Most people are aware that numerous products and services are subject to VAT. For example, that new TV you’ve just bought will have VAT included in the price. So will the new double glazing you’ve got your eye on. Whenever you put your car in for a service or repairs, you will pay VAT there as well.
Indeed, the latest figures released by Labour in the run-up to the General Election in May seem to indicate the average person has paid far more in VAT in the last four years. Before the rate was increased on 4th January 2011, it stood at 17.5%. It went up to 20% where it still stands today.
According to the figures released by Labour, a family with children now pays on average £450 a year more with the increased rate in place. This amounts to £1,800 over the four-year period. The figure varies depending on the status of each individual. For example a sole pensioner would have paid out £600 more over the four-year period, amounting to £150 a year.
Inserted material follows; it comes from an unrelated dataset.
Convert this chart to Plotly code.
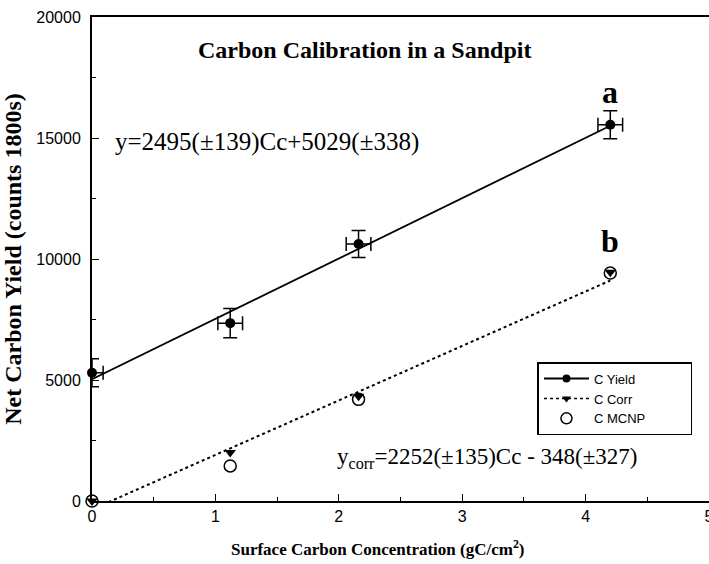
"""Carbon calibration chart"""
import plotly.graph_objects as go

# データ
conc = [0.0, 1.12, 2.16, 4.2]
conc_err = [0.09, 0.1, 0.1, 0.1]
yield_vals = [5300, 7350, 10620, 15550]
yield_err = [580, 600, 560, 580]
corr_vals = [0, 2000, 4330, 9450]
mcnp_vals = [0, 1450, 4200, 9420]

fit_yield = (2495, 5029)
fit_corr = (2252, -348)
fit_x = [0.0, 4.2]

serif = "Liberation Serif"
sans = "Liberation Sans"
pad = "\u00a0" * 11

fig = go.Figure()

# 測定値（誤差付き）
fig.add_trace(go.Scatter(
    x=conc, y=yield_vals, mode="markers", name="C Yield",
    marker=dict(symbol="circle", size=10, color="black"),
    error_y=dict(type="data", array=yield_err, color="black", thickness=1.5, width=7),
    error_x=dict(type="data", array=conc_err, color="black", thickness=1.5, width=7),
    showlegend=False, cliponaxis=False,
))

# 直線フィット
fig.add_trace(go.Scatter(
    x=fit_x, y=[fit_yield[0] * x + fit_yield[1] for x in fit_x],
    mode="lines", line=dict(color="black", width=1.8), showlegend=False,
))
fig.add_trace(go.Scatter(
    x=fit_x, y=[fit_corr[0] * x + fit_corr[1] for x in fit_x],
    mode="lines", line=dict(color="black", width=2, dash="dot"), showlegend=False,
))

fig.add_trace(go.Scatter(
    x=conc, y=mcnp_vals, mode="markers", name="C MCNP",
    marker=dict(symbol="circle-open", size=12, color="black", line=dict(width=1.5)),
    showlegend=False, cliponaxis=False,
))
fig.add_trace(go.Scatter(
    x=conc, y=corr_vals, mode="markers", name="C Corr",
    marker=dict(symbol="triangle-down", size=10, color="black"),
    showlegend=False, cliponaxis=False,
))

# 凡例用ダミー
fig.add_trace(go.Scatter(
    x=[None], y=[None], mode="lines+markers", name="C Yield" + pad,
    line=dict(color="black", width=2), marker=dict(symbol="circle", size=8, color="black"),
))
fig.add_trace(go.Scatter(
    x=[None], y=[None], mode="lines+markers", name="C Corr" + pad,
    line=dict(color="black", width=1.5, dash="dot"),
    marker=dict(symbol="triangle-down", size=8, color="black"),
))
fig.add_trace(go.Scatter(
    x=[None], y=[None], mode="markers", name="C MCNP" + pad,
    marker=dict(symbol="circle-open", size=11, color="black", line=dict(width=1.5)),
))

annotations = [
    dict(x=2.21, y=18650, text="<b>Carbon Calibration in a Sandpit</b>",
         font=dict(family=serif, size=24, color="black")),
    dict(x=0.17, y=14850, text="y=2495(\u00b1139)Cc+5029(\u00b1338)", xanchor="left",
         font=dict(family=serif, size=25, color="black")),
    dict(x=4.2, y=16900, text="<b>a</b>", font=dict(family=serif, size=32, color="black")),
    dict(x=4.2, y=10750, text="<b>b</b>", font=dict(family=serif, size=32, color="black")),
    dict(x=1.97, y=1780, xanchor="left",
         text="y<sub>corr</sub>=2252(\u00b1135)Cc - 348(\u00b1327)",
         font=dict(family=serif, size=23, color="black")),
]
annotations = [dict(showarrow=False, xref="x", yref="y", **a) for a in annotations]
annotations.append(dict(
    showarrow=False, xref="paper", yref="paper", x=0.4635, y=0, yshift=-47,
    yanchor="middle", text="<b>Surface Carbon Concentration (gC/cm<sup>2</sup>)</b>",
    font=dict(family=serif, size=17, color="black"),
))

fig.update_layout(
    width=709, height=564,
    margin=dict(l=92, r=0, t=17, b=63, autoexpand=False),
    paper_bgcolor="white", plot_bgcolor="white",
    showlegend=True,
    legend=dict(
        x=0.722, y=0.287, xanchor="left", yanchor="top",
        bgcolor="white", bordercolor="black", borderwidth=1.5,
        font=dict(family=sans, size=13, color="black"),
        tracegroupgap=0, itemwidth=45,
    ),
    annotations=annotations,
    xaxis=dict(
        range=[0, 5], dtick=1, tick0=0, showgrid=False, zeroline=False,
        showline=True, linecolor="black", linewidth=2, mirror=True, automargin=False,
        ticks="inside", ticklen=7, tickcolor="black", ticklabeloverflow="allow",
        minor=dict(ticks="inside", dtick=0.5, ticklen=4, tickcolor="black"),
        tickfont=dict(family=sans, size=16, color="black"),
    ),
    yaxis=dict(
        range=[0, 20000], dtick=5000, tick0=0, tickformat="d",
        showgrid=False, zeroline=False, automargin=False,
        showline=True, linecolor="black", linewidth=2, mirror=True,
        ticks="inside", ticklen=7, tickcolor="black", ticklabelstandoff=6,
        minor=dict(ticks="inside", dtick=2500, ticklen=4, tickcolor="black"),
        tickfont=dict(family=sans, size=16, color="black"),
        title=dict(text="<b>Net Carbon Yield (counts 1800s)</b>",
                   font=dict(family=serif, size=24, color="black"), standoff=10),
    ),
)

# ページ余白を消して図を左上に合わせる
fig.write_html(
    "out.html",
    config={"displayModeBar": False},
    post_script="document.body.style.margin='0';document.body.style.overflow='hidden';",
)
Of course there is a much bigger picture here. The coalition has responded by saying the hike in VAT was necessary to help free up funds to bring down the deficit. This deficit was left by the last Labour government – a fact not mentioned by Labour when issuing the figures.
This is clearly a time when each party aims to outdo the others in the hope of getting additional votes – votes that could see them win the right to form a government after the election. Of course, the increase of 2.5% in the rate of VAT has affected us all. However is this one of the best ways to free up more cash to help bring down the huge deficit this country still has?
VAT does have a role to play here. If the rate was reduced, funds would have to be found elsewhere instead. That could mean a cut to services – another thing that could affect us all. It would be great to have the best of all worlds but as we all know this is far from possible no matter how much we might want it.
As the New Year dawns many people will be wondering who will govern the country once the election is over. Even if we had a change of government there is no guarantee the rate of VAT applicable to various goods and services would change. It’s merely a case of waiting to see what will happen, and getting on with life in the meantime. One thing is certain though – VAT is here to stay in one form or another.